A Motley Fool report indicates Alphabet is ramping up efforts to compete with Nvidia in the AI accelerator market, potentially reducing its reliance on the chip giant. The news arrives as Alphabet executes a massive $180–190B FY2026 capex plan, much of which is directed at AI infrastructure including custom TPUs. While in-house chips could improve margin structure and supply assurance over time, they also introduce new execution and design risk, and represent a longer-term strategic shift that does not address near-term capacity constraints or the regulatory overhang from the EU Digital Markets Act (DMA) decision due July 27, 2026. The base case in our master report assumes Alphabet’s infrastructure spend converts into deployable capacity, but custom chip development adds another dimension of uncertainty to that conversion timeline and success probability.
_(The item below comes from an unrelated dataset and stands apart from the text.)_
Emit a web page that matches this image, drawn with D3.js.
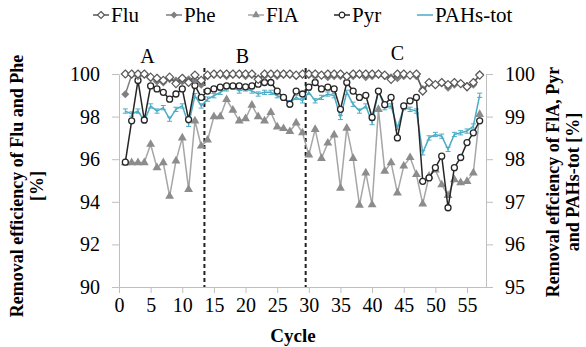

This announcement, while directionally positive for Alphabet's vertical integration narrative, does not alter the fundamental near-term dependency on Nvidia-supplied GPUs and the physical constraints (power, land, chips) that currently cap cloud growth.

Implication

If Alphabet successfully develops competitive AI accelerators, it could reduce long-term cost dependency on Nvidia and strengthen its cloud AI margin structure. However, this is a multi-year effort with high execution risk. The current valuation (P/E 30) already prices in significant AI upside; investors should await evidence of capacity relief and regulatory clarity before adding exposure.

Thesis delta

The thesis shift is minor but noteworthy: Alphabet's move to compete with Nvidia in AI accelerators adds a potential long-term margin tailwind and reduces supply-chain risk, but it also adds execution complexity to an already ambitious capex program. The near-term thesis remains driven by cloud capacity conversion and EU regulatory outcomes. This development increases the range of possible outcomes modestly, but does not change our base-case WAIT rating or the key catalysts we track.